Quand la jeunesse cotoie l’expérience
Christophe Blugeon, le directeur artistique des soirées lyriques fait ici confiance à de jeunes artistes dont les voix vaillantes et fraiches donnent aux personnages qu’ils incarnent une image à la fois juvénile et pleine d’espoir. Ainsi la toute jeune soprano lithuanienne Asmik Grigorian, qui fait pour l’occasion ses débuts en France, incarne une prometteuse Micaela; si la diction est loin d’être parfaite et le premier acte laborieux elle réussit notamment son air du troisième acte « C’est des contrebandiers le refuge ordinaire… Je dis que rien ne m’épouvante ». Le brésilien Thiago Arancam qui campe Don José entamme la soirée un peu en retrait, puis connait aussi quelques soucis avec le français même si globalement il reste compréhensible; vocalement, Arancam est un José solide même s’il ne peut éviter quelques fausses notes dans le duo avec Micaela au premier acte, il nous donne cependant à entendre un très beau « La fleur que tu m’avais jetée ». Géraldine Chauvet qui chante le rôle-titre incarne une Carmen mordante et insolente; la mezzo française éprouve les facettes du rôle depuis un petit moment tant en France qu’à l’étranger : elle donne le ton de la soirée même si le premier acte est d’une lenteur souvent gênante pour tous les chanteurs; la habanera et la séguedille, entre autres, sont chantées avec intelligence et justesse.

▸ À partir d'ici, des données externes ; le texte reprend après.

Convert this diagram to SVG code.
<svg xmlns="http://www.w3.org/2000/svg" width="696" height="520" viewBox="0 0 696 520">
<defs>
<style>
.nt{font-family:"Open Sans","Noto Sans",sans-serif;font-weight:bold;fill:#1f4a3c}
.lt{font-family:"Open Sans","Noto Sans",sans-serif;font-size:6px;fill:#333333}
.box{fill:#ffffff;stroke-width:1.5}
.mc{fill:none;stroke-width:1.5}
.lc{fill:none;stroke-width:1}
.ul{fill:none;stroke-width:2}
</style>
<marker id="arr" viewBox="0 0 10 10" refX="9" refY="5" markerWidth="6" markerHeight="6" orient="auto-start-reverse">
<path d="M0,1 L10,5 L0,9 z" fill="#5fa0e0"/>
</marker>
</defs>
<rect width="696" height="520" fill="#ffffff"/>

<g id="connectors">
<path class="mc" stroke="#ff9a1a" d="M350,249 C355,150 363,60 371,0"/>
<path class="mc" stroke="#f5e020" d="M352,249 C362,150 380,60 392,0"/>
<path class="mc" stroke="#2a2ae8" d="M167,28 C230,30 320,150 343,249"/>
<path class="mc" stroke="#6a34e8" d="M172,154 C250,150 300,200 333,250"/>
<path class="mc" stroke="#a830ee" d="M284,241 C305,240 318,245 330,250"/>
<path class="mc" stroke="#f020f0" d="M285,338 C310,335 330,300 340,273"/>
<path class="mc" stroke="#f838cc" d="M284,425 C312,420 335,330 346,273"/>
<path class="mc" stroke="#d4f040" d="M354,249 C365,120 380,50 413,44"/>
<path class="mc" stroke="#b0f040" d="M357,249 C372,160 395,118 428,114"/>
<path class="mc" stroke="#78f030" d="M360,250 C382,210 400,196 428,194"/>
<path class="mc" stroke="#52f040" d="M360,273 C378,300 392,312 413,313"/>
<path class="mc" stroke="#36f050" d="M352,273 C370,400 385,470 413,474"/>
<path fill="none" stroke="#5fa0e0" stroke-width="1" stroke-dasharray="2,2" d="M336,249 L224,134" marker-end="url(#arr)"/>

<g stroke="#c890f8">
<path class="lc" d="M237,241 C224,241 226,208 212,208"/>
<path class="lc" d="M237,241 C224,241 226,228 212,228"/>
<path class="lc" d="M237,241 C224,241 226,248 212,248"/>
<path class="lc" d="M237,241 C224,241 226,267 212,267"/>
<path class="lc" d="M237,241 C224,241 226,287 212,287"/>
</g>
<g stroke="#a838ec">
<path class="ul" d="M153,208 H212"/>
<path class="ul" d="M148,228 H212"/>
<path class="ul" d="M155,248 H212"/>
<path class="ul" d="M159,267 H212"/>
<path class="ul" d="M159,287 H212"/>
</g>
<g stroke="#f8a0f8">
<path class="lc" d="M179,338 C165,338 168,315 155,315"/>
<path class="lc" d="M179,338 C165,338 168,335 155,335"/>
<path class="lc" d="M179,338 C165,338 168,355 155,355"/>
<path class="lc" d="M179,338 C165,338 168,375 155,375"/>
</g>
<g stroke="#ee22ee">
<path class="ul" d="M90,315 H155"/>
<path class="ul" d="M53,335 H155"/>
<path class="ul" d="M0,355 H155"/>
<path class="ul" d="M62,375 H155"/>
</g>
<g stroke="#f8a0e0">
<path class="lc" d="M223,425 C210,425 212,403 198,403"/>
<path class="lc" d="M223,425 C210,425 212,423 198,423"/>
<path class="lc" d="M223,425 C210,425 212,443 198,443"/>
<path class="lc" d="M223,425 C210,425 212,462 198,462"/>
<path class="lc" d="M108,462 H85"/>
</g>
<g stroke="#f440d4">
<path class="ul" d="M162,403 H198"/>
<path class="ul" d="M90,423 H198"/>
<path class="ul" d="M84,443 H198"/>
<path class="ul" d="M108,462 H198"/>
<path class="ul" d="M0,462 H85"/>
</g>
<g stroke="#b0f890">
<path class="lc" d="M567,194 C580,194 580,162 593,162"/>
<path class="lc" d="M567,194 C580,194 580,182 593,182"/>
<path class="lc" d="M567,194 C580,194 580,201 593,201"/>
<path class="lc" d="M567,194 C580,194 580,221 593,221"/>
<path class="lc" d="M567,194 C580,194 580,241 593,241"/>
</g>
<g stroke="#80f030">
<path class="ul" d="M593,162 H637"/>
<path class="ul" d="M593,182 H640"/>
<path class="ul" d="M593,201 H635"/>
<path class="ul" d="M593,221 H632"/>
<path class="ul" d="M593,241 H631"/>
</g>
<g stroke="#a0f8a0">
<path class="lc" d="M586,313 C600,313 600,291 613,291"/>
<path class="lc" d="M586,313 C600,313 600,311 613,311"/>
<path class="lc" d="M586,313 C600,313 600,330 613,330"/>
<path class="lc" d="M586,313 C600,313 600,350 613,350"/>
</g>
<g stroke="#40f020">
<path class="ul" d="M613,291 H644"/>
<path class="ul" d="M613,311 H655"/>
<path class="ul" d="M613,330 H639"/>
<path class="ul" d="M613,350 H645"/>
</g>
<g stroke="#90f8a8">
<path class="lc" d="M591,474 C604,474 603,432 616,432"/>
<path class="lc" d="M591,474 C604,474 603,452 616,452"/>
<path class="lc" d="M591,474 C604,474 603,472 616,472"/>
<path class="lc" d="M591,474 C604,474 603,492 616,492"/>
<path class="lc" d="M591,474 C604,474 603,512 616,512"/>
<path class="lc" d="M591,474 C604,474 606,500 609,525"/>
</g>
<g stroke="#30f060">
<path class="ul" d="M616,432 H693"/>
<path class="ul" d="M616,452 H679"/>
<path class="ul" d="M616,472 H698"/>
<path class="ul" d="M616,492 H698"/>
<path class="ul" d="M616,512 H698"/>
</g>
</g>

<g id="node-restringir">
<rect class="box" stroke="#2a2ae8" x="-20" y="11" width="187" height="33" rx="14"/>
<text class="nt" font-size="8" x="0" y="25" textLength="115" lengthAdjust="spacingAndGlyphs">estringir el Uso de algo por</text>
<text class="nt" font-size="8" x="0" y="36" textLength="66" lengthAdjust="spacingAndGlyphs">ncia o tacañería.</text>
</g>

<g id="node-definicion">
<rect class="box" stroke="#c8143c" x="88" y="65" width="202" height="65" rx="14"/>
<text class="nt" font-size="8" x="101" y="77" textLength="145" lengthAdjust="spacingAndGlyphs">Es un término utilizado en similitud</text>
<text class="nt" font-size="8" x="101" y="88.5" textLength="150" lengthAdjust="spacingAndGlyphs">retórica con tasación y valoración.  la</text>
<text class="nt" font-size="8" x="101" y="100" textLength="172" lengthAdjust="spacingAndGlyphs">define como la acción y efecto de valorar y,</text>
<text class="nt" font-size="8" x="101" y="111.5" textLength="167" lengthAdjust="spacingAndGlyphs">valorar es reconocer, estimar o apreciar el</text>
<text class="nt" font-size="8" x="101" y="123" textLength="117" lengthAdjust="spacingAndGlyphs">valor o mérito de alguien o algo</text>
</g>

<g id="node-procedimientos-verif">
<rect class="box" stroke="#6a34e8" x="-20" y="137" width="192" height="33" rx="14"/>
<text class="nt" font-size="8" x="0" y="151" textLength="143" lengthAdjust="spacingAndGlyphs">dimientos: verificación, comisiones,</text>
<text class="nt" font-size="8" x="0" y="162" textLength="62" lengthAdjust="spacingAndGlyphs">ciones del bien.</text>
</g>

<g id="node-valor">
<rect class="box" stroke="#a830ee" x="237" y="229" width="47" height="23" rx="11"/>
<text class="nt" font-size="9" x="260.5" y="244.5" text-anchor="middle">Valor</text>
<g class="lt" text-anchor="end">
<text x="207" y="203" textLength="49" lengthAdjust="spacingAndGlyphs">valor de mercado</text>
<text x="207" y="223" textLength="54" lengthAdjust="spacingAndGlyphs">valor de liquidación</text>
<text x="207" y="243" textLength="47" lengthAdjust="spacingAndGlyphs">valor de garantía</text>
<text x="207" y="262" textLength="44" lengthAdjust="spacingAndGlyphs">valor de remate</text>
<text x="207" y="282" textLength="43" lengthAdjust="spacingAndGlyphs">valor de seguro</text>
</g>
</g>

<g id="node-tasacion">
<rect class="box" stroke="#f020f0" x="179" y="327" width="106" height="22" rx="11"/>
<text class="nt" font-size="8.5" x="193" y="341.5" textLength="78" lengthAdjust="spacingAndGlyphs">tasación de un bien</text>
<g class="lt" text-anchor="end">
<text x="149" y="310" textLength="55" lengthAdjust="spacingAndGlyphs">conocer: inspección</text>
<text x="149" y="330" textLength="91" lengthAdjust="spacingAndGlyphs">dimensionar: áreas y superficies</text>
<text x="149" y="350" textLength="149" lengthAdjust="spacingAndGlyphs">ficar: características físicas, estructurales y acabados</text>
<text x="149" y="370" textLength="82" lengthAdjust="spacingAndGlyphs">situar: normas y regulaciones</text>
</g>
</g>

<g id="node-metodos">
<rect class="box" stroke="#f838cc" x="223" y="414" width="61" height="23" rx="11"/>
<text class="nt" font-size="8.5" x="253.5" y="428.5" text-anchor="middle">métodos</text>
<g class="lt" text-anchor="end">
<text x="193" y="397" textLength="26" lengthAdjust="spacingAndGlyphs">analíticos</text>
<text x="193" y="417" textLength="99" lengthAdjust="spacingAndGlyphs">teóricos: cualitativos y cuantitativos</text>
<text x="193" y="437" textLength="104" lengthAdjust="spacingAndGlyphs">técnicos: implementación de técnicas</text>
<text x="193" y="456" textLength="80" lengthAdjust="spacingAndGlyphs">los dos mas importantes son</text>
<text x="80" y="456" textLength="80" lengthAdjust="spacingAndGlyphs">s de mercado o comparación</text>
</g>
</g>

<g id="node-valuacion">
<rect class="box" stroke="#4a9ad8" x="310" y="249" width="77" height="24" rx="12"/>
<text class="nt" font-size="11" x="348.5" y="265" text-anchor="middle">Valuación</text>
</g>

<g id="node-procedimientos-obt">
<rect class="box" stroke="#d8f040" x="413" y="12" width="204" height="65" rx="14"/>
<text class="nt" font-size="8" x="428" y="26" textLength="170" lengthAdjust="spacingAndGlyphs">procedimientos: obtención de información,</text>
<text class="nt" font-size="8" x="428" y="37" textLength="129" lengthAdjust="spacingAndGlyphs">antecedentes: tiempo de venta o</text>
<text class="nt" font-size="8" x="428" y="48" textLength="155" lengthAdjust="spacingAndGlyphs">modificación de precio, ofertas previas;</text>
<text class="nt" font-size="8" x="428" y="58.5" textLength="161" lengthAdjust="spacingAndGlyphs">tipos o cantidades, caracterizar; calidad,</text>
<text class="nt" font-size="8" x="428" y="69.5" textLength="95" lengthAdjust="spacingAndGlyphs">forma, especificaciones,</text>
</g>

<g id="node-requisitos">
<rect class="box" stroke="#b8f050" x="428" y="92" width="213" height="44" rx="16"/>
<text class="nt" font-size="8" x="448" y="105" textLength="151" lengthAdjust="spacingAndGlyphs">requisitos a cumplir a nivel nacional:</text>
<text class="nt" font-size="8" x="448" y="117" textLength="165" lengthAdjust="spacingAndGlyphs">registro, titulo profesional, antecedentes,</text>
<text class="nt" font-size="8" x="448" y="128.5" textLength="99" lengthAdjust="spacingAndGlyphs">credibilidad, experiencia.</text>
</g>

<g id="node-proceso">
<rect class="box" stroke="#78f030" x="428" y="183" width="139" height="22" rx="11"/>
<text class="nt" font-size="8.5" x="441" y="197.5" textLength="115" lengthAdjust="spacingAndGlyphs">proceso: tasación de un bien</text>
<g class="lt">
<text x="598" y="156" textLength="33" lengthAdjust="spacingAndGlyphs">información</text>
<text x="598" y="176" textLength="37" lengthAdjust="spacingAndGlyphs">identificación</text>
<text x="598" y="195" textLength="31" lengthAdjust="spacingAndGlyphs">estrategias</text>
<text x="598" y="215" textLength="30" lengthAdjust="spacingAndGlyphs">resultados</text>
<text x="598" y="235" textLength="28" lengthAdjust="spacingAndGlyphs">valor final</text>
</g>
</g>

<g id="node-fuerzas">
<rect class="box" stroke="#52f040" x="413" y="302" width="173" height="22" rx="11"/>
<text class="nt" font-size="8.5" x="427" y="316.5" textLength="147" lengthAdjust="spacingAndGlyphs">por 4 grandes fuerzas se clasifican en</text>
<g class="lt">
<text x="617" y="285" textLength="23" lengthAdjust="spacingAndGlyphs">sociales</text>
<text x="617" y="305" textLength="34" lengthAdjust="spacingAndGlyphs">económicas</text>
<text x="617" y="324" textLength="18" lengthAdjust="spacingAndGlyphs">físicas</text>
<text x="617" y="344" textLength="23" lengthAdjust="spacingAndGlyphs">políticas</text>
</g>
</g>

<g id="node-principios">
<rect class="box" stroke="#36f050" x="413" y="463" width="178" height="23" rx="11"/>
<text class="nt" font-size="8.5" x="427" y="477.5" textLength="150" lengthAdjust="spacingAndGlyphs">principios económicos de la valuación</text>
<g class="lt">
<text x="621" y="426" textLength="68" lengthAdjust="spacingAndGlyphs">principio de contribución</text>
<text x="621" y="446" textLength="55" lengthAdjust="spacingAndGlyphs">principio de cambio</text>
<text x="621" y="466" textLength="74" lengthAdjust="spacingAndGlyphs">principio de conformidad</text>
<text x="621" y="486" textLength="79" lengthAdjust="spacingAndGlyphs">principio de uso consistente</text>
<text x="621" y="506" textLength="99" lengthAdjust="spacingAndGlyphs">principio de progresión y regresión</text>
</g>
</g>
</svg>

La jeune basse Alexander Vinogradov compose un Escamillo, vocalement irréprochable mais quelle diction aléatoire, nombre de syllabes sont avalées, et même si « Votre toast, je peux vous le rendre » fait partie des tubes, la mélodie n’en perd pas moins une petite partie de son charme.
Pour les rôles secondaires nous retrouvons des artistes de grande valeur qui contribuent par leur habitude de la scène à donner à la soirée de très beaux moments de théâtre et de musique; saluons les très belles performances de Philippe Duminy et de Jean Marie Delpas, Dancaïre et Zuniga de luxe, mais aussi de Florian Sempey, Moralès très prometteur, de Sarah Vaysset (Frasquita), Aline Martin (Mercedès) et de Paul Rosner qui mériterait mieux qu’un rôle aussi court que le Remendado. Le choeur des soirées lyriques bien préparé par son chef Stefano Visconti fait honneur à cette Carmen dont la distribution est globalement excellente malgré quelques imperfections.

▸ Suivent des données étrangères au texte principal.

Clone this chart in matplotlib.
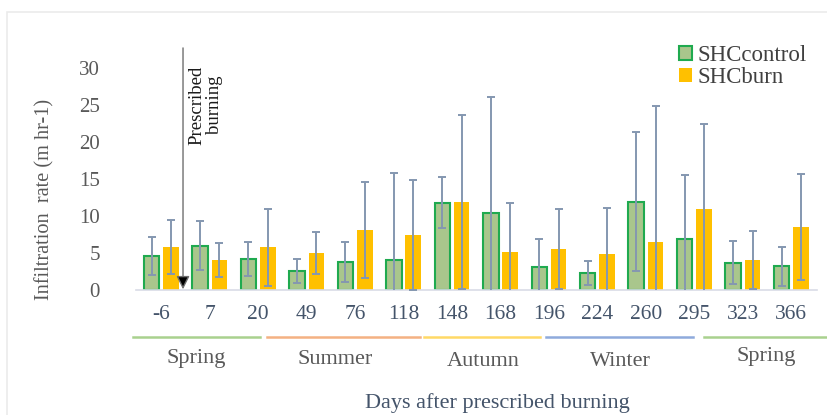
import matplotlib
matplotlib.use('Agg')
import matplotlib.pyplot as plt
import matplotlib.transforms as mtransforms
from matplotlib.patches import Patch, Rectangle
import numpy as np

# days after burning and measured infiltration (mean +/- error)
days = ["-6", "7", "20", "49", "76", "118", "148", "168", "196", "224", "260", "295", "323", "366"]
control_mean = [4.6, 6.0, 4.2, 2.6, 3.8, 4.1, 11.8, 10.4, 3.1, 2.3, 11.9, 6.9, 3.7, 3.2]
control_err = [2.6, 3.3, 2.3, 1.6, 2.7, 11.7, 3.4, 15.7, 3.8, 1.6, 9.4, 8.7, 2.9, 2.6]
burn_mean = [5.8, 4.1, 5.8, 5.0, 8.1, 7.4, 11.9, 5.2, 5.5, 4.8, 6.5, 10.9, 4.1, 8.5]
burn_err = [3.7, 2.3, 5.2, 2.8, 6.5, 7.4, 11.7, 6.5, 5.4, 6.3, 18.4, 11.5, 3.9, 7.2]

seasons = ["Spring", "Summer", "Autumn", "Winter", "Spring"]
season_colors = ["#a9d18e", "#f4b183", "#ffd966", "#8faadc", "#a9d18e"]

# layout of the season brackets under the axis (x in group units, y in pixels)
season_spans = [(-0.58, 2.04), (2.19, 5.34), (5.42, 7.81), (7.94, 10.97), (11.2, 13.9)]
season_label_x = [0.72, 3.59, 6.64, 9.48, 12.49]
season_label_y = [358, 359, 361, 361, 356]

W, H = 828, 415
plt.rcParams['font.family'] = ['Liberation Serif', 'DejaVu Serif']

fig = plt.figure(figsize=(W / 100, H / 100), dpi=100)
ax = fig.add_axes([136 / W, 1 - 290 / H, (817 - 136) / W, (290 - 42) / H])

x = np.arange(len(days))
bw = 0.32
off = 0.2

ax.bar(x - off, control_mean, bw, color="#a9c68c", edgecolor="#1faa4f", linewidth=1.5,
       label="SHCcontrol", zorder=2)
ax.bar(x + off, burn_mean, bw, color="#ffc000", edgecolor="none", label="SHCburn", zorder=2)
ax.errorbar(x - off, control_mean, yerr=control_err, fmt='none', ecolor="#8497b0",
            elinewidth=1.4, capsize=3, capthick=1.4, zorder=3)
ax.errorbar(x + off, burn_mean, yerr=burn_err, fmt='none', ecolor="#8497b0",
            elinewidth=1.4, capsize=3, capthick=1.4, zorder=3)

ax.set_xlim(-0.52, 13.53)
ax.set_ylim(0, 33.5)
ax.set_yticks(range(0, 31, 5))
ax.set_xticks(x)
ax.set_xticklabels(days)
ax.tick_params(axis='y', length=0, labelsize=15, labelcolor="#595959", pad=26)
ax.tick_params(axis='x', length=0, labelsize=15.5, labelcolor="#44546a", pad=11)
for s in ['top', 'right', 'left']:
    ax.spines[s].set_visible(False)
ax.spines['bottom'].set_color("#d9dce6")
ax.spines['bottom'].set_linewidth(1.2)

# prescribed burning marker
ax.annotate("", xy=(0.45, 0.1), xytext=(0.45, 32.7),
            arrowprops=dict(arrowstyle='-|>', lw=1.0, mutation_scale=20,
                            shrinkA=0, shrinkB=0, edgecolor='#6f6f6f', facecolor='black'),
            zorder=4)
fig.text(206 / W, 1 - 105 / H, "Prescribed\nburning", rotation=90, ha='center', va='center',
         fontsize=13.5, color="#1a1a1a", linespacing=1.05)

# season brackets
trans = mtransforms.blended_transform_factory(ax.transData, fig.transFigure)
for (a, b), col in zip(season_spans, season_colors):
    ax.plot([a, b], [1 - 337 / H] * 2, color=col, lw=1.8, transform=trans, clip_on=False)
for name, sx, sy in zip(seasons, season_label_x, season_label_y):
    ax.text(sx, 1 - sy / H, name, transform=trans, ha='center', va='center',
            fontsize=16, color="#595959")

fig.text(497 / W, 1 - 403 / H, "Days after prescribed burning", ha='center', va='center',
         fontsize=16, color="#44546a")
fig.text(45 / W, 1 - 199 / H, "Infiltration  rate (m hr-1)", rotation=90, ha='center',
         va='center', fontsize=14.6, color="#595959")

handles = [Patch(facecolor="#a9c68c", edgecolor="#1faa4f", linewidth=1.5, label="SHCcontrol"),
           Patch(facecolor="#ffc000", edgecolor="none", label="SHCburn")]
fig.legend(handles=handles, loc='upper left', bbox_to_anchor=(670 / W, 1 - 36 / H),
           frameon=False, fontsize=16.5, handlelength=0.55, handleheight=0.55,
           handletextpad=0.25, labelspacing=0.05, labelcolor="#404040", borderaxespad=0)

# faint frame of the original chart area
fig.patches.append(Rectangle((7 / W, -0.1), 1.2, 1 - 12 / H + 0.1, transform=fig.transFigure,
                             fill=False, edgecolor="#ebebeb", lw=1.2))

fig.savefig("out.png", dpi=100)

Un orchestre honnête sans plus
Didier Lucchesi dirige l’orchestre des soirées lyriques avec intelligence mais à certains moments il donne l’impression de venir au pupitre sans réelle motivation: du coup la musique de Carmen ne sonne pas comme elle aurait dû le faire. La musique de Bizet exige plus de dynamisme surtout après le passage des danseurs de flamenco qui se produisaient a capella.
Cette nouvelle production de Carmen est certes agréable à écouter avec sur scène une distribution rassemblant jeunes chanteurs prometteurs et artistes confirmés. Si la mise en scène aurait mérité d’être plus fouillée, moins pesante au premier acte et moins figée au dernier acte, le spectacle global a le mérite de souligner le tempérament encore perfectible d’authentiques acteurs chanteurs.

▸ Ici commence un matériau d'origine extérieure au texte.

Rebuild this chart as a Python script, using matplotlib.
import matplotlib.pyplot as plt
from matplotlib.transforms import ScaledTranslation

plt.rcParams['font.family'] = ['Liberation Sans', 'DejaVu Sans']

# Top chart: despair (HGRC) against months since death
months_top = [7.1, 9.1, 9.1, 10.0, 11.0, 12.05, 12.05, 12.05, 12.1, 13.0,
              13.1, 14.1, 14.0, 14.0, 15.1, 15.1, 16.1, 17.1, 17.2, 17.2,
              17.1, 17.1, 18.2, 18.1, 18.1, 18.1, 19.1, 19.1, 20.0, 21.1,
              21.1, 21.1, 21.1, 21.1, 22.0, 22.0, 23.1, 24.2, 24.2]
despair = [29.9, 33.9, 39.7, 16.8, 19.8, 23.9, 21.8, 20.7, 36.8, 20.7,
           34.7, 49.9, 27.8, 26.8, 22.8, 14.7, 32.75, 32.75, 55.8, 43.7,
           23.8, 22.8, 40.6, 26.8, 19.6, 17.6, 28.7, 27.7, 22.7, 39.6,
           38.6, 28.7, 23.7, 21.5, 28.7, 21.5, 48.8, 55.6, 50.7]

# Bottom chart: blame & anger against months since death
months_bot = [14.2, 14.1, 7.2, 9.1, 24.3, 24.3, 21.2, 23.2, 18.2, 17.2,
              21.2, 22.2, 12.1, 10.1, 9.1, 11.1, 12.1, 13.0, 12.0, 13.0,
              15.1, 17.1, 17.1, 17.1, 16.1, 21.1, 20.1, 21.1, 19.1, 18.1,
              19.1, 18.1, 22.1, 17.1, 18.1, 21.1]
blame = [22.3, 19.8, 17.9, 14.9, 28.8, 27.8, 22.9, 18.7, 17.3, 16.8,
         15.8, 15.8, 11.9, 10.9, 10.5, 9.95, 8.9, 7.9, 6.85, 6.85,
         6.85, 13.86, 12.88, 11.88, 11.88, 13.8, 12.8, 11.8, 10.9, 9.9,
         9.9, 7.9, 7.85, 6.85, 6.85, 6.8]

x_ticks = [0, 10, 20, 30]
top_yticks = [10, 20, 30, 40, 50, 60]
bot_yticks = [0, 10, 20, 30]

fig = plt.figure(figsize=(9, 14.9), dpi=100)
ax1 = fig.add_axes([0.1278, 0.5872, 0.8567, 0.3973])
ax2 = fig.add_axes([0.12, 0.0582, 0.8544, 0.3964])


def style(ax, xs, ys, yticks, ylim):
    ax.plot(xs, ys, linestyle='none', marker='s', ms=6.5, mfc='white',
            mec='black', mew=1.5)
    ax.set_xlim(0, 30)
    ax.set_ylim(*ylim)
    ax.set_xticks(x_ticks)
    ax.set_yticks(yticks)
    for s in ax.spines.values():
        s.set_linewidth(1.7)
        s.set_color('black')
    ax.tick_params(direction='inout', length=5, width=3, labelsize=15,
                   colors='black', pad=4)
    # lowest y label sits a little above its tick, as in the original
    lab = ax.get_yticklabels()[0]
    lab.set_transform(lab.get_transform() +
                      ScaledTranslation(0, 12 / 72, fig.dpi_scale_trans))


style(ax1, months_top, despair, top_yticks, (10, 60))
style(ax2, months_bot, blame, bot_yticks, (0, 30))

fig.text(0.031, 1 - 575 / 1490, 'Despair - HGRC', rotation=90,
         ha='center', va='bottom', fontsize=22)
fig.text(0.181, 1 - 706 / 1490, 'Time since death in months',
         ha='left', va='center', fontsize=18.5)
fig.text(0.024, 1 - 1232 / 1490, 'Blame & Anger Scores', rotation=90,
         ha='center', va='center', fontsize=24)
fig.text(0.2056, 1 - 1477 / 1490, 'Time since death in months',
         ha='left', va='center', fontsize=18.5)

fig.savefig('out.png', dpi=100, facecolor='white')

Sanxay. Théâtre antique, le 12 Août 2011. Carmen opéra en quatre actes de Georges Bizet (1838 1875) sur un livret de Ludovic Halévyet Henri Meilhac. Avec GéGeorges Bizet (1838 1875), Géraldine Chauvet (Carmen), Thiago Arancam (Don José), Asmik Grigorian (Mickaela), Alexander Vinokourov (Escamillo), Jean Marie Delpas (Zuniga), Philippe Duminy (Dancaïre), Paul Rosner (le Remendado), Florian Sempey (Moralès), Sarah Vaysset (Frasquita), Aline Martin (Mercédès). Choeur et orchestre des Soirées Lyriques de Sanxay; Didier Lucchesi, direction. Jack Gervais, mise en scène et éclairages; Jean Marc Druais, décors.